Image Credit: Neon
Welcome to the latest edition of Weekend Watch, where I recommend (or occasionally warn against) movies or TV shows I’ve been checking out. This week, Osgood Perkins unleashes Stephen King’s killer simian. Follow James on Twitter: @jamwhite, Threads/Instagram: @jammerwhite and Blue Sky: @jammerwhite.bsky.social
While it seems like every Stephen King story will one day be adapted in one form or another (surely King’s weekly grocery list is destined to be a limited series on Prime Video), it’s always refreshing when the filmmakers involved bring their own stamp to the material.
And with Osgood Perkins, the singularly twisted brain behind last year’s oddball Longlegs getting a hold of a King short story, you know to expect chaos. And so it is with The Monkey.
First published as a booklet included in Gallery magazine in 1980, the short tale was significantly revised and published in King’s collection Skeleton Crew in 1985. The original narrative follows Hal Shelburn, a man unlucky enough to encounter a cursed toy cymbal-banging monkey which brings death and destruction with every clash of its metal instrument.

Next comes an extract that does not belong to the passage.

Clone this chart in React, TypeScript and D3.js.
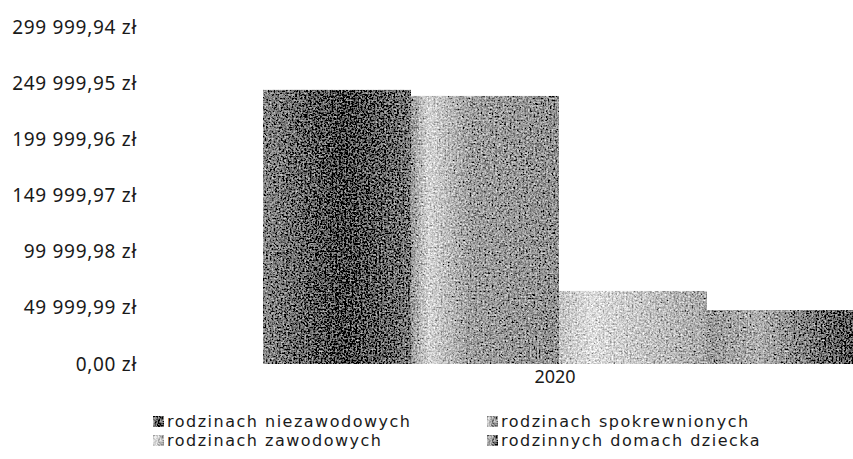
import React, { useRef, useEffect } from 'react';
import * as d3 from 'd3';

// data
const years = ['2020'];
const seriesNames = [
  'rodzinach niezawodowych',
  'rodzinach spokrewnionych',
  'rodzinach zawodowych',
  'rodzinnych domach dziecka',
];
const values2020 = [244000, 238600, 65000, 48000];
const tickValues = [0, 49999.99, 99999.98, 149999.97, 199999.96, 249999.95, 299999.94];
const tickLabels = ['0,00 zł', '49 999,99 zł', '99 999,98 zł', '149 999,97 zł', '199 999,96 zł', '249 999,95 zł', '299 999,94 zł'];

// grey gradients behind the noisy texture, one per series
const gradients = [
  [['0%', '#8a8a8a'], ['55%', '#484848'], ['100%', '#7a7a7a']],
  [['0%', '#9a9a9a'], ['12%', '#d6d6d6'], ['40%', '#a0a0a0'], ['100%', '#929292']],
  [['0%', '#c4c4c4'], ['22%', '#dedede'], ['100%', '#aaaaaa']],
  [['0%', '#9a9a9a'], ['35%', '#b0b0b0'], ['100%', '#555555']],
];

const W = 853;
const H = 459;
const FONT = '"Noto Sans", "Open Sans", sans-serif';

const App = () => {
  const svgRef = useRef<SVGSVGElement>(null);

  useEffect(() => {
    const svg = d3.select(svgRef.current);
    svg.selectAll('*').remove();

    // 1. defs: gradients + noise filter
    const defs = svg.append('defs');
    gradients.forEach((stops, i) => {
      const g = defs.append('linearGradient')
        .attr('id', `grad${i}`)
        .attr('x1', '0%').attr('x2', '100%')
        .attr('y1', '0%').attr('y2', '0%');
      stops.forEach(s => g.append('stop').attr('offset', s[0]).attr('stop-color', s[1]));
    });

    const filter = defs.append('filter')
      .attr('id', 'noise')
      .attr('x', 0).attr('y', 0).attr('width', 1).attr('height', 1);
    filter.append('feTurbulence')
      .attr('type', 'fractalNoise')
      .attr('baseFrequency', 0.55)
      .attr('numOctaves', 2)
      .attr('seed', 3)
      .attr('result', 't');
    filter.append('feColorMatrix')
      .attr('in', 't')
      .attr('type', 'matrix')
      .attr('values', '0.33 0.33 0.33 0 0  0.33 0.33 0.33 0 0  0.33 0.33 0.33 0 0  0 0 0 0 1')
      .attr('result', 'g');
    filter.append('feComposite')
      .attr('in', 'SourceGraphic')
      .attr('in2', 'g')
      .attr('operator', 'arithmetic')
      .attr('k1', 0).attr('k2', 1).attr('k3', 2.2).attr('k4', -1.1)
      .attr('result', 'mix');
    filter.append('feComposite')
      .attr('in', 'mix')
      .attr('in2', 'SourceGraphic')
      .attr('operator', 'in');

    // 2. scales
    const x = d3.scaleBand().domain(years).range([263, 855]).padding(0);
    const xInner = d3.scaleBand().domain(seriesNames).range([0, x.bandwidth()]).padding(0);
    const y = d3.scaleLinear().domain([0, 299999.94]).range([364, 27]);

    // 3. y axis labels (no lines)
    const yAxis = d3.axisLeft(y)
      .tickValues(tickValues)
      .tickFormat((d, i) => tickLabels[i])
      .tickSize(0)
      .tickPadding(0);
    const ya = svg.append('g')
      .attr('transform', 'translate(137,0)')
      .call(yAxis);
    ya.select('.domain').remove();
    ya.selectAll('text')
      .attr('font-family', FONT)
      .attr('font-size', 19)
      .attr('letter-spacing', 0.7)
      .attr('fill', '#1a1a1a');

    // 4. bars
    const rows = years.map(yr => ({ year: yr, values: values2020 }));
    const groups = svg.selectAll('.grp')
      .data(rows)
      .join('g')
      .attr('class', 'grp')
      .attr('transform', d => `translate(${x(d.year)},0)`);
    groups.selectAll('rect')
      .data(d => d.values.map((v, i) => ({ name: seriesNames[i], v, i })))
      .join('rect')
      .attr('x', d => xInner(d.name))
      .attr('y', d => y(d.v))
      .attr('width', xInner.bandwidth())
      .attr('height', d => y(0) - y(d.v))
      .attr('fill', d => `url(#grad${d.i})`)
      .attr('filter', 'url(#noise)');

    // 5. x axis label
    const xAxis = d3.axisBottom(x).tickSize(0).tickPadding(0);
    const xa = svg.append('g')
      .attr('transform', 'translate(-4,370)')
      .call(xAxis);
    xa.select('.domain').remove();
    xa.selectAll('text')
      .attr('font-family', FONT)
      .attr('font-size', 18)
      .attr('fill', '#1a1a1a');

    // 6. legend, two columns
    const legend = svg.append('g');
    const item = legend.selectAll('g')
      .data(seriesNames)
      .join('g')
      .attr('transform', (d, i) => `translate(${i % 2 === 0 ? 153 : 487},${i < 2 ? 416 : 435})`);
    item.append('rect')
      .attr('width', 11).attr('height', 11)
      .attr('fill', (d, i) => `url(#grad${i})`)
      .attr('filter', 'url(#noise)');
    item.append('text')
      .attr('x', 14)
      .attr('y', 11)
      .attr('font-family', '"DejaVu Sans", sans-serif')
      .attr('font-size', 16)
      .attr('letter-spacing', 1.5)
      .attr('fill', '#1a1a1a')
      .text(d => d);
  }, []);

  return (
    <svg ref={svgRef} width={W} height={H}
      style={{ position: 'absolute', left: 0, top: 0, background: '#fff' }} />
  );
};

export default App;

If the short story was a take on WW Jacobs’ classic The Monkey’s Paw, Perkins’ film feels more like his riff on a Final Destination entry as re-imagined by a young Peter Jackson. He expands the story out to include Hal’s twin brother Bill (both boys are played by Christian Convery), a cruel tyrant who thinks he’s cool and endlessly puts his meeker sibling down. Raised by their mother Lois (Tatiana Maslany) after their father Petey (Adam Scott) ditches the family, they one day in 1999 discover a drumming monkey toy among his belongings left behind. And, as with the story’s version, it leads to all sorts of over-the-top death scenes for various characters even as Hal and Bill try to destroy or otherwise dispose of the item.
Fast-forward to today and Hal (now played by Theo James) is still something of a loser, working a schlubby job in a supermarket and barely seeing his own son, Petey (Colin O’Brien). When the monkey re-enters his life, he’ll have to track down Bill (also James) and figure out how to deal with the demonic plaything before it ruins all their lives.
Perkins stages a cartoony, bloody and often inventive series of death, and the film as a whole has a zany comic tone of its own that makes the concept work as entertainment. The big issue with the film is that he’s so focused on that one aspect that everything else is dimmed and underwritten; he’s put more meat on the short story but only barely, and he’s not really interested in what happens to anyone, since everyone is meat for the comedy horror grinder.
Don’t go in expecting the dread and creepiness that Perkins (mostly) brought to his previous outing, though his visual sense remains. This is one to enjoy with a group of friends in a packed cinema for the collective wave of gasps and giggles as the hirsute horror puts its dark magic to work.
The Monkey is in UK and US cinemas now.